Employment-at-will Doctrine
LEG 500 – Law, Ethics, and Corporate Governance
Introduction
The United States is amongst the countries where employment is principally at-will (Stone, 2007). Most countries throughout the world allow employers to dismiss employees for cause such as poor employee performance, misconduct, or following an economic necessity. This doctrine provides respect for freedom of contract and employer deference. At- will implies that an employer can end an employee any time for any given reason. This reason should be legal should not lead to incurring legal liability. Similarly, an employee is free to leave a job at any time for any or no reason with no adverse legal consequences. Further, it implies that an employer may alter the terms of the employment relationship without notice and with no consequences. An employer can alter wages, alter benefits, or reduce pay time off (Wall & Johnson, 2006).
Law Exceptions to the At-Will Presumption
The three typical law exceptions include public policy, implied contract as well as the implied a covenant of good faith. Public Policy Exception law of exception to the at-will presumption protects employees from adverse employment actions that violate public interests. Under the public policy exception, an employee is said to be wrongfully discharged if terminated against explicit, well-established public policy of the State. An example is that an employer may not terminate an employee for filing a workers’ compensation claim when injured while on duty, or for his refusal to break a law at the request of the employer (Muhl, 2001).
The second exception is the Implied Contract exception. This contract may get created in several different ways. One is an oral assurance by a supervisor or employer’s representative.
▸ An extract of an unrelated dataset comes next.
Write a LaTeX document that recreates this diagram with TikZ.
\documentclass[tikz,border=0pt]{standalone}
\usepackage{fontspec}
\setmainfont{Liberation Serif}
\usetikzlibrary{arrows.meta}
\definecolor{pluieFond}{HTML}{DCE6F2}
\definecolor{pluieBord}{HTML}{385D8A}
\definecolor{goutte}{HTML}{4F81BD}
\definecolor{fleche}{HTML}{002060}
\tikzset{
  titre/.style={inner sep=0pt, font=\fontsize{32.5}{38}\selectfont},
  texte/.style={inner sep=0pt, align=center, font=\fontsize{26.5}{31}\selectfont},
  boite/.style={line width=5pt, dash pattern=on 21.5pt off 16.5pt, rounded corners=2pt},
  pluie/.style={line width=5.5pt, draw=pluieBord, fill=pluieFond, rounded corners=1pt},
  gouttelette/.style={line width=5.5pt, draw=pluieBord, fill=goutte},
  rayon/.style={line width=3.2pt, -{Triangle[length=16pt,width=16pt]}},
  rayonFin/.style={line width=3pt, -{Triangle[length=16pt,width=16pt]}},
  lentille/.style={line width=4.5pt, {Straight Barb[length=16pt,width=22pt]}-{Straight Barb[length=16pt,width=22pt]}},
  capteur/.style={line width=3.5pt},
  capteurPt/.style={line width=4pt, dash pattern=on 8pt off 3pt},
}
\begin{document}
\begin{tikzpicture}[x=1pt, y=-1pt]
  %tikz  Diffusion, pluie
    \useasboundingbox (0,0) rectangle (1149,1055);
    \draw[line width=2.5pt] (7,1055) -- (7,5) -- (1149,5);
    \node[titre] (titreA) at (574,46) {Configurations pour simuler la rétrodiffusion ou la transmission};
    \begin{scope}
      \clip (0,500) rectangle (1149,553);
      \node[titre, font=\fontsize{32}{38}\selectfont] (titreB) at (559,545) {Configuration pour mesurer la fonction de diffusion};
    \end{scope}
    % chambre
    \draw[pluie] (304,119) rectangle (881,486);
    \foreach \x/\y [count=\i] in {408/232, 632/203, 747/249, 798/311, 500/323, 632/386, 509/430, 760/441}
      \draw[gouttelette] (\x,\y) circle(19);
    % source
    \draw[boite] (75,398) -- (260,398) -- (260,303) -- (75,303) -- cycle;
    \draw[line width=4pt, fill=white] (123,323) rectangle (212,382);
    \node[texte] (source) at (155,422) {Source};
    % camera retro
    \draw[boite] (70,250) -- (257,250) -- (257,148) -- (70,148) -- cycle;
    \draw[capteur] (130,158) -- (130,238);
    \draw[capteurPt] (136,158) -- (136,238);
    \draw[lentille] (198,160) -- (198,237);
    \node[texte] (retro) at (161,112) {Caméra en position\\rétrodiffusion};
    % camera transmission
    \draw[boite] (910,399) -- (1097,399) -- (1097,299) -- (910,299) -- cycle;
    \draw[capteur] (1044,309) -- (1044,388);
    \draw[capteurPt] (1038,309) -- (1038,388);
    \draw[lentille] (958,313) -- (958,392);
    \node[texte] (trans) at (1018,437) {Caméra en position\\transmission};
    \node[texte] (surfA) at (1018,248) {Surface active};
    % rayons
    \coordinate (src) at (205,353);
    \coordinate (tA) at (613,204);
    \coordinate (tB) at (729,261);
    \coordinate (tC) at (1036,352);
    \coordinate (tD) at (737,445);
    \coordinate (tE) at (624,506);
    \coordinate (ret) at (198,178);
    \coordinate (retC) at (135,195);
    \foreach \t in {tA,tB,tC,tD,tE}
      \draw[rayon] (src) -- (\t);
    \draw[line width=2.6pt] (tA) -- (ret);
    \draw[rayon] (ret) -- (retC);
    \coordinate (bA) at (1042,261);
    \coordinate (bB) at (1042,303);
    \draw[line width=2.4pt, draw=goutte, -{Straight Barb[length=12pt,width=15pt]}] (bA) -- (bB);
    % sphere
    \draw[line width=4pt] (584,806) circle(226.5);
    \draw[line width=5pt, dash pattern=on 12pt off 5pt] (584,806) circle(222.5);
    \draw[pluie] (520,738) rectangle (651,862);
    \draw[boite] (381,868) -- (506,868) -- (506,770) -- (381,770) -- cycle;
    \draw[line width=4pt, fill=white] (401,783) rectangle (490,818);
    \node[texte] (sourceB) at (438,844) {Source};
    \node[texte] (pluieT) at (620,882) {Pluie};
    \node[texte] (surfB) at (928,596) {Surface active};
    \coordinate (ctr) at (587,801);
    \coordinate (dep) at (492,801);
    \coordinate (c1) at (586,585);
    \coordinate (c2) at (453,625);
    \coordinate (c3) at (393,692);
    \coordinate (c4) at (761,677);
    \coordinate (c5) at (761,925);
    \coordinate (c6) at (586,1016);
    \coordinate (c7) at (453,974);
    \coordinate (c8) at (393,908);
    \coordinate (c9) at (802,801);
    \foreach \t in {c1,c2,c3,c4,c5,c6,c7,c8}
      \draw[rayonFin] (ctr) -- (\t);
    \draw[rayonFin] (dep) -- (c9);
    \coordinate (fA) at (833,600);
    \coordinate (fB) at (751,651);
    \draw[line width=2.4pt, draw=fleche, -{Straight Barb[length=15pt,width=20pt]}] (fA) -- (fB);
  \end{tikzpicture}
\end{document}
For instance, “We need you here, you have secured job for life!” or “We do not fire employees without offering them a chance for correction of misbehavior”. This two may give rise to an implied contract. Similarly, the employer’s handbooks, policies, and other documented assurances can make an implied contract (Muhl, 2001).
Third is the implied covenant of good faith and fair dealing. Judicial interpretations of this covenant vary from requiring a just cause following a termination to forbidding terminations in bad faith or those prompted by malice. Such include firing an old employee to avoid paying retirement benefits. Another example is the termination of a salesperson just before a better commission is payable (Muhl, 2001).
Six cases have gotten provided, out of which I chose to evaluate case 2, case 5 and case 6 with reference to the employer/employee and will doctrine. Here I pay more attention to the three exemptions stated.
In case 2, we have Ellen opening a blog to protest CEO’s bonus. It gets explained that the company has not cared to raise the salaries of employees (except the directors) for two. In the blog, Ellen portrays the bosses as a know-nothings and out-of-touch. A profound reference to the employer at will doctrine, retaliation is an additional statute based amongst the doctrine’s presumptions. This provision prohibits employers from firing workers for engaging in necessary claims, particularly concerning overall compensation (e.g. duly salary increment, over-time, and discriminatory compensation) (Wall & Johnson, 2006). As can be seen, Ellen places a complaint on the blog claiming salary increase that has gotten surpassed in two years. The law requires employers to increase salaries of their workers, at least once every financial year (Stone, 2007). Another of Ellen’s claim is discrimination. Superiors are paying themselves bonuses at the expense of the employees, which is wrong. With reference to this, Ellen should not be fired. The only wrong committed is the use of vulgar language that may warrant a punishment and not a termination. The exception gets termed illegal discrimination that the employer has breached (Glenn, 2007).